I’m Deepak, a mechanical engineering graduate. Currently, I’m working in an automobile dealership where I am responsible for stock management and billing, preparing reports, etc. Because of this job, my interest got aligned with data, managing it and organizing it in the best way. I started using MS excel and started searching for different tools to do my work much more efficiently.
Before joining PGPDSBA I was working and preparing for exams but due to the pandemic, I left that job and started learning data science on my own. I was always inclined to learn data science owing to my interest towards computers and learning new technologies. During my earlier internship, I worked on a problem statement that involved predicting the percentage of marks that a student is expected to score based on the number of hours they studied.
This is a simple linear regression task as it involves just two variables. In this task, we have to predict the percentage of marks that a student is expected to score based on the number of hours they studied. This is a simple linear regression task as it involves just two variables. The aim was to predict the student’s score if he/she studies for 9.25 hrs/day. This is one of the tasks which was very important from a knowledge point of view – a simple case of a regression task problem.

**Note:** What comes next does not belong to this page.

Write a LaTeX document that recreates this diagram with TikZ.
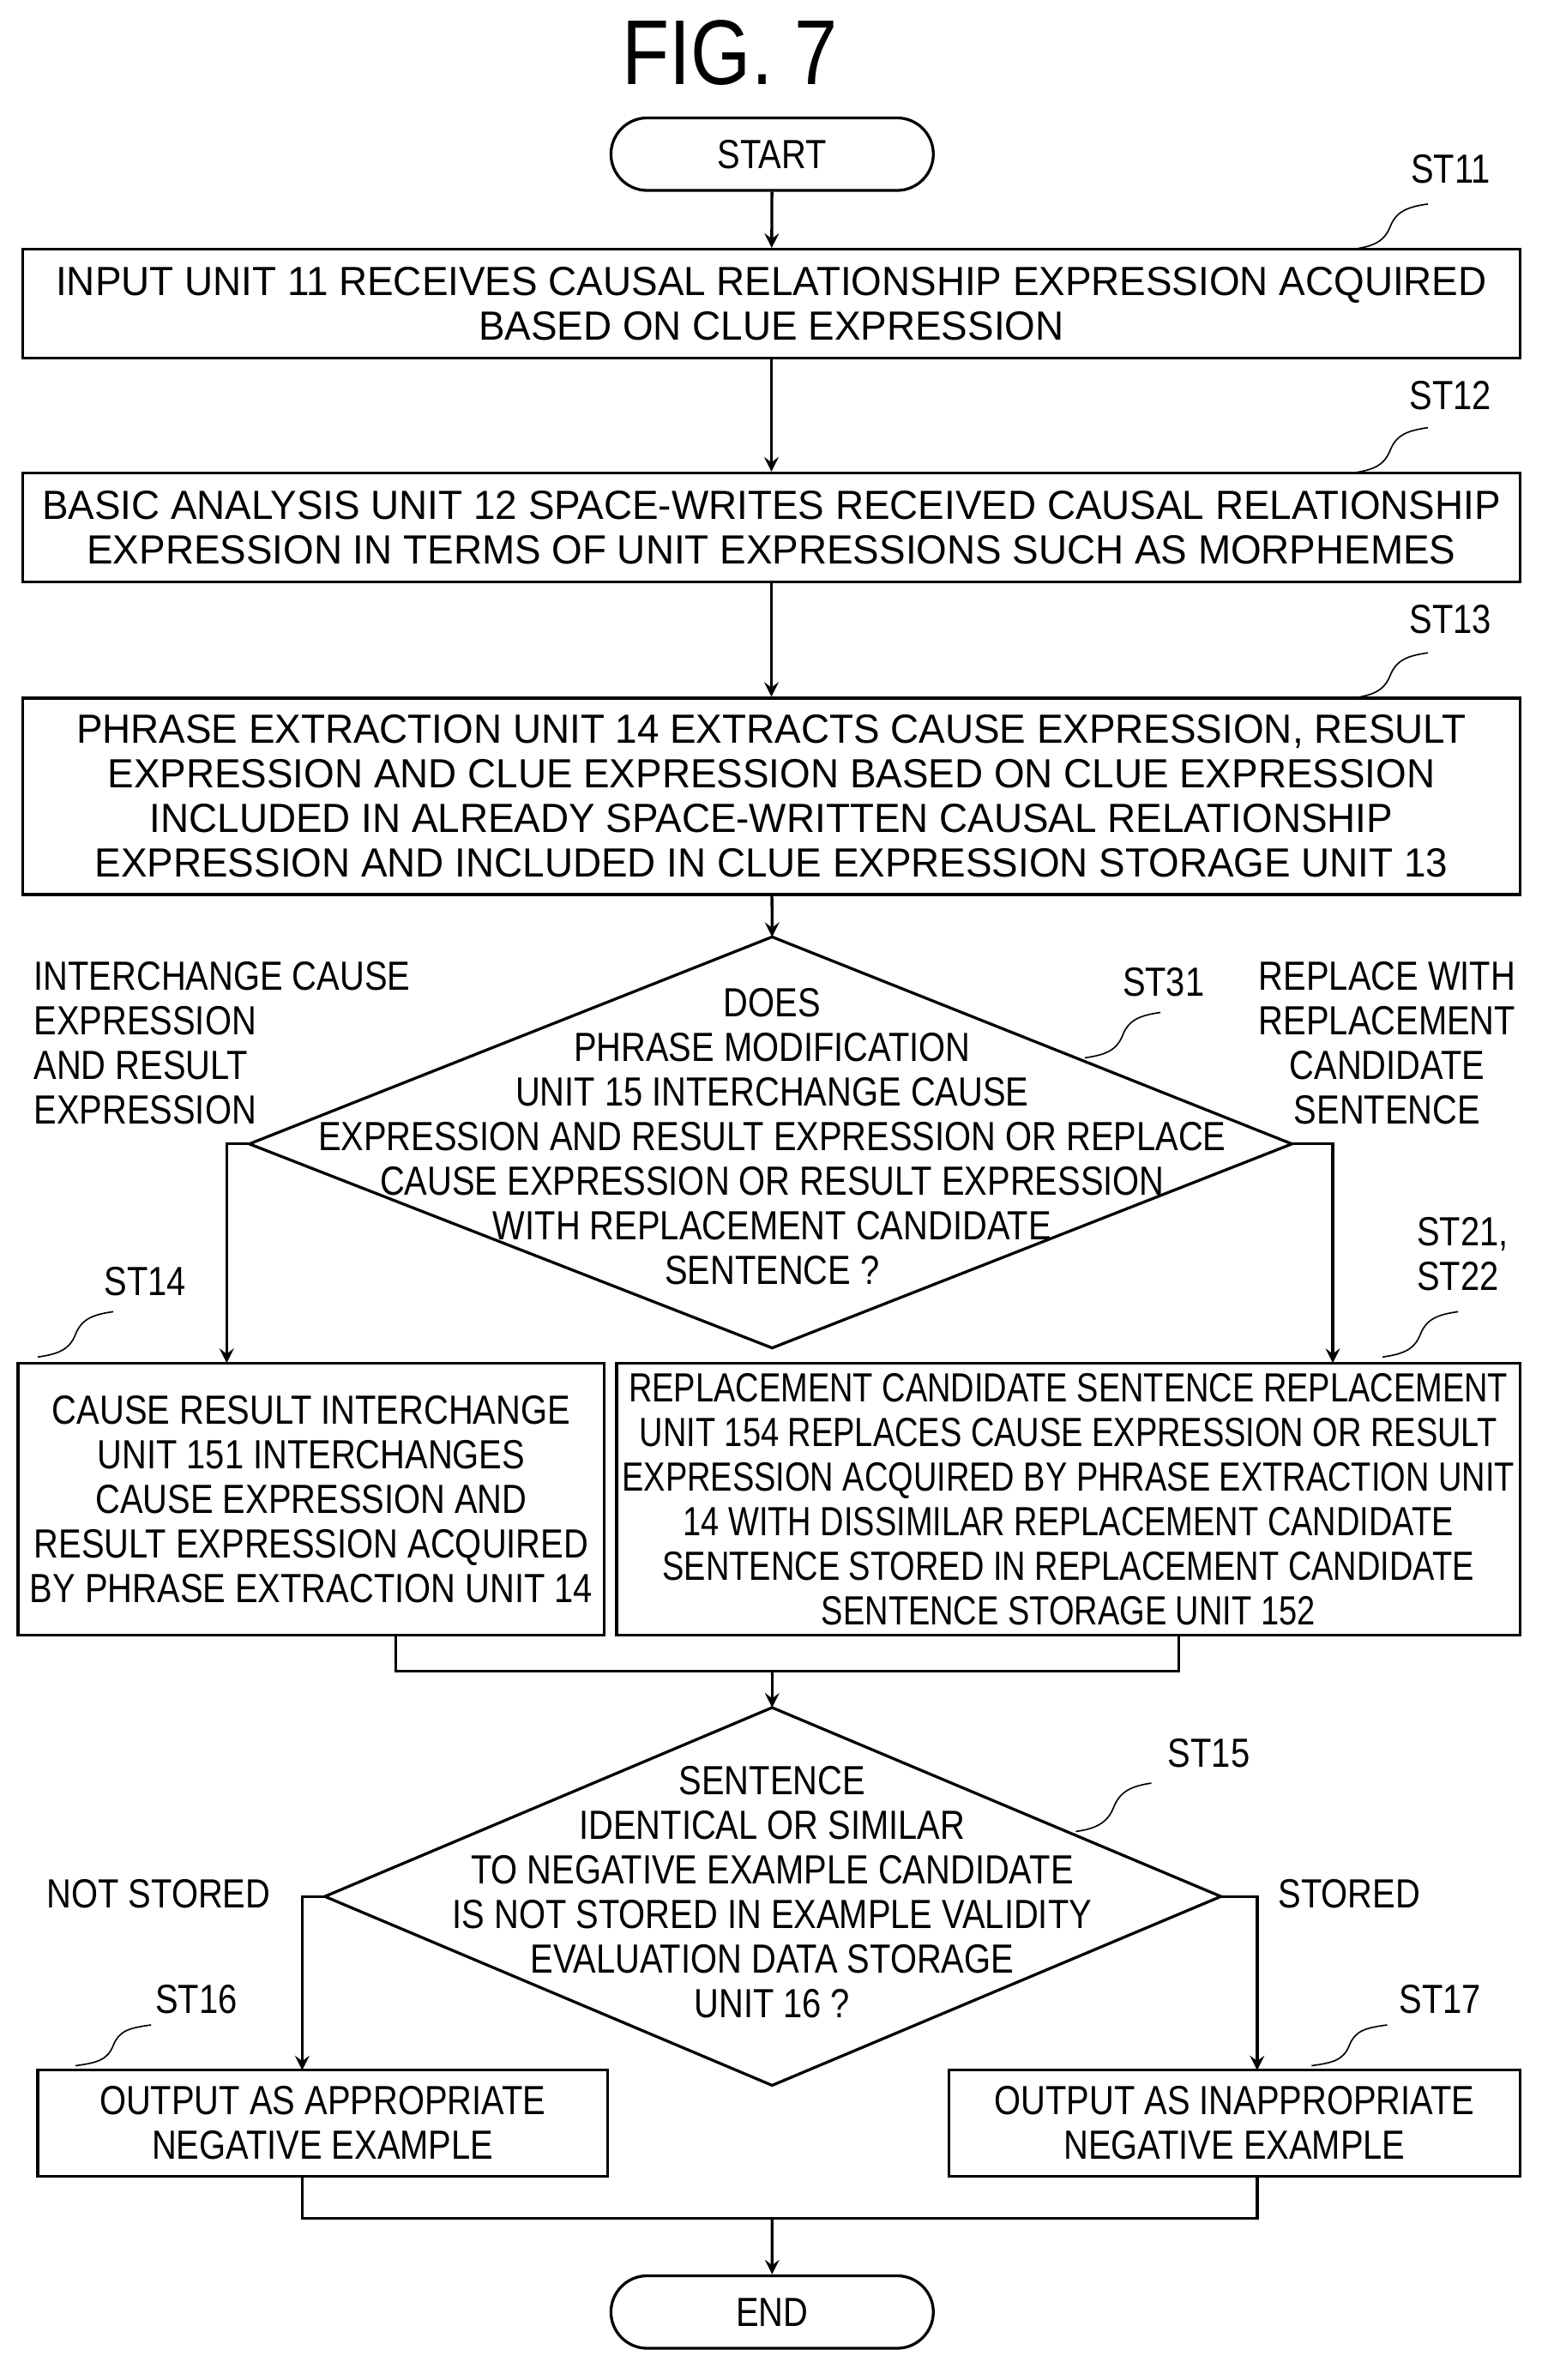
\documentclass[tikz,border=0pt]{standalone}
\usepackage{fontspec}
\setmainfont{Liberation Sans}[FakeStretch=0.84]
\newfontfamily\widefont{Liberation Sans}[FakeStretch=0.965]
\newfontfamily\tightfont{Liberation Sans}[FakeStretch=0.8]
\usetikzlibrary{shapes.geometric,shapes.misc,positioning,calc}
\tikzset{every node/.style={inner sep=0pt,font=\fontsize{11.5}{12.6}\selectfont}}
\tikzset{box/.style = {draw,thick,rectangle,align=center}}
\tikzset{wide/.style = {font=\fontsize{11.5}{12.6}\widefont}}
\tikzset{tight/.style = {font=\fontsize{11.5}{12.6}\tightfont}}
\tikzset{term/.style = {draw,thick,rounded rectangle,minimum width=3.2cm,minimum height=0.72cm}}
\tikzset{lbl/.style = {align=center}}
\tikzset{flow/.style = {thick,->,>=stealth}}
\tikzset{line/.style = {thick}}
\tikzset{sq/.style = {thin}}
\newcommand{\squig}[2]{\draw[sq] (#1) .. controls +(14,-2) and +(-4,10) .. ($(#1)!0.5!(#2)$) .. controls +(4,-10) and +(-14,2) .. (#2);}

\begin{document}
\begin{tikzpicture}[x=0.015cm,y=-0.015cm]
      \useasboundingbox (0,0) rectangle (1024,1575);
      \node[font=\fontsize{26}{30}\selectfont] (title) at (483,35) {FIG. 7};
      \node[term] (start) at (511,102) {START};

      \node[box,wide,minimum width=991*0.015cm,minimum height=72*0.015cm] (b11) at (510.5,201)
        {INPUT UNIT 11 RECEIVES CAUSAL RELATIONSHIP EXPRESSION ACQUIRED\\BASED ON CLUE EXPRESSION};
      \node[box,wide,minimum width=991*0.015cm,minimum height=72*0.015cm] (b12) at (510.5,349)
        {BASIC ANALYSIS UNIT 12 SPACE-WRITES RECEIVED CAUSAL RELATIONSHIP\\EXPRESSION IN TERMS OF UNIT EXPRESSIONS SUCH AS MORPHEMES};
      \node[box,wide,minimum width=991*0.015cm,minimum height=130*0.015cm] (b13) at (510.5,527)
        {PHRASE EXTRACTION UNIT 14 EXTRACTS CAUSE EXPRESSION, RESULT\\EXPRESSION AND CLUE EXPRESSION BASED ON CLUE EXPRESSION\\INCLUDED IN ALREADY SPACE-WRITTEN CAUSAL RELATIONSHIP\\EXPRESSION AND INCLUDED IN CLUE EXPRESSION STORAGE UNIT 13};

      % decision ST31
      \coordinate (d1t) at (511,620);
      \coordinate (d1b) at (511,892);
      \coordinate (d1l) at (165,757);
      \coordinate (d1r) at (855,757);
      \draw[line] (d1t) -- (d1r) -- (d1b) -- (d1l) -- cycle;
      \node[lbl] (q31) at (511,752) {DOES\\PHRASE MODIFICATION\\UNIT 15 INTERCHANGE CAUSE\\EXPRESSION AND RESULT EXPRESSION OR REPLACE\\CAUSE EXPRESSION OR RESULT EXPRESSION\\WITH REPLACEMENT CANDIDATE\\SENTENCE ?};
      \node[align=left,anchor=west] (lx) at (22,690) {INTERCHANGE CAUSE\\EXPRESSION\\AND RESULT\\EXPRESSION};
      \node[lbl] (rx) at (918,690) {REPLACE WITH\\REPLACEMENT\\CANDIDATE\\SENTENCE};

      \node[box,minimum width=388*0.015cm,minimum height=180*0.015cm] (b14) at (206,992)
        {CAUSE RESULT INTERCHANGE\\UNIT 151 INTERCHANGES\\CAUSE EXPRESSION AND\\RESULT EXPRESSION ACQUIRED\\BY PHRASE EXTRACTION UNIT 14};
      \node[box,tight,minimum width=598*0.015cm,minimum height=180*0.015cm] (b21) at (707,992)
        {REPLACEMENT CANDIDATE SENTENCE REPLACEMENT\\UNIT 154 REPLACES CAUSE EXPRESSION OR RESULT\\EXPRESSION ACQUIRED BY PHRASE EXTRACTION UNIT\\14 WITH DISSIMILAR REPLACEMENT CANDIDATE\\SENTENCE STORED IN REPLACEMENT CANDIDATE\\SENTENCE STORAGE UNIT 152};

      % decision ST15
      \coordinate (d2t) at (511,1130);
      \coordinate (d2b) at (511,1380);
      \coordinate (d2l) at (215,1255);
      \coordinate (d2r) at (808,1255);
      \draw[line] (d2t) -- (d2r) -- (d2b) -- (d2l) -- cycle;
      \node[lbl] (q15) at (511,1252) {SENTENCE\\IDENTICAL OR SIMILAR\\TO NEGATIVE EXAMPLE CANDIDATE\\IS NOT STORED IN EXAMPLE VALIDITY\\EVALUATION DATA STORAGE\\UNIT 16 ?};
      \node (ns) at (105,1253) {NOT STORED};
      \node (st) at (893,1253) {STORED};

      \node[box,minimum width=377*0.015cm,minimum height=70*0.015cm] (b16) at (213.5,1405)
        {OUTPUT AS APPROPRIATE\\NEGATIVE EXAMPLE};
      \node[box,minimum width=378*0.015cm,minimum height=70*0.015cm] (b17) at (817,1405)
        {OUTPUT AS INAPPROPRIATE\\NEGATIVE EXAMPLE};
      \node[term] (end) at (511,1530) {END};

      % step labels
      \node (s11) at (960,112) {ST11};
      \node (s12) at (960,262) {ST12};
      \node (s13) at (960,410) {ST13};
      \node (s31) at (770,650) {ST31};
      \node (s14) at (96,848) {ST14};
      \node[align=left] (s21) at (968,830) {ST21,\\ST22};
      \node (s15) at (800,1160) {ST15};
      \node (s16) at (130,1323) {ST16};
      \node (s17) at (953,1323) {ST17};
      \coordinate (q11a) at (895,165); \coordinate (q11b) at (945,135);
      \coordinate (q12a) at (895,313); \coordinate (q12b) at (945,283);
      \coordinate (q13a) at (895,462); \coordinate (q13b) at (945,432);
      \coordinate (q31a) at (718,700); \coordinate (q31b) at (768,670);
      \coordinate (q14a) at (25,898);  \coordinate (q14b) at (75,868);
      \coordinate (q21a) at (915,898); \coordinate (q21b) at (965,868);
      \coordinate (q15a) at (712,1212); \coordinate (q15b) at (762,1180);
      \coordinate (q16a) at (50,1367); \coordinate (q16b) at (100,1340);
      \coordinate (q17a) at (868,1367); \coordinate (q17b) at (918,1340);
 \foreach \a/\b in {q11a/q11b,q12a/q12b,q13a/q13b,q31a/q31b,q14a/q14b,q21a/q21b,q15a/q15b,q16a/q16b,q17a/q17b}
   {\squig{\a}{\b}}

      % connectors
      \draw[flow] (start) -- (b11);
      \draw[flow] (b11) -- (b12);
      \draw[flow] (b12) -- (b13);
      \draw[flow] (b13) -- (d1t);
      \draw[flow] (d1l) -- (150,757) -- (150,902);
      \draw[flow] (d1r) -- (882,757) -- (882,902);
      \coordinate (m1) at (511,1106);
      \draw[line] (262,1082) -- (262,1106) -- (780,1106) -- (780,1082);
      \draw[flow] (m1) -- (d2t);
      \draw[flow] (d2l) -- (200,1255) -- (200,1370);
      \draw[flow] (d2r) -- (832,1255) -- (832,1370);
      \coordinate (m2) at (511,1468);
      \draw[line] (200,1440) -- (200,1468) -- (832,1468) -- (832,1440);
      \draw[flow] (m2) -- (end);
    \end{tikzpicture}
\end{document}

I started with importing the data and carried out the required exploratory data analysis (EDA) and descriptive analysis. Thereafter, I visualized the data by plotting the distribution of scores. I also divided the data into tests and trained the algorithm and make predictions. The key insights featured an increase in the percentage of scores as the study hours increased – which is a positive linear relationship.
The regression model (linear regression) was created using the supervised machine-learning technique and helped us predict the percentage of marks that a student is expected to score based on the number of hours they studied. During the course of this activity, I sharpened my skillsets and established a grip on EDA, supervised machine learning, regression model and data visualization techniques.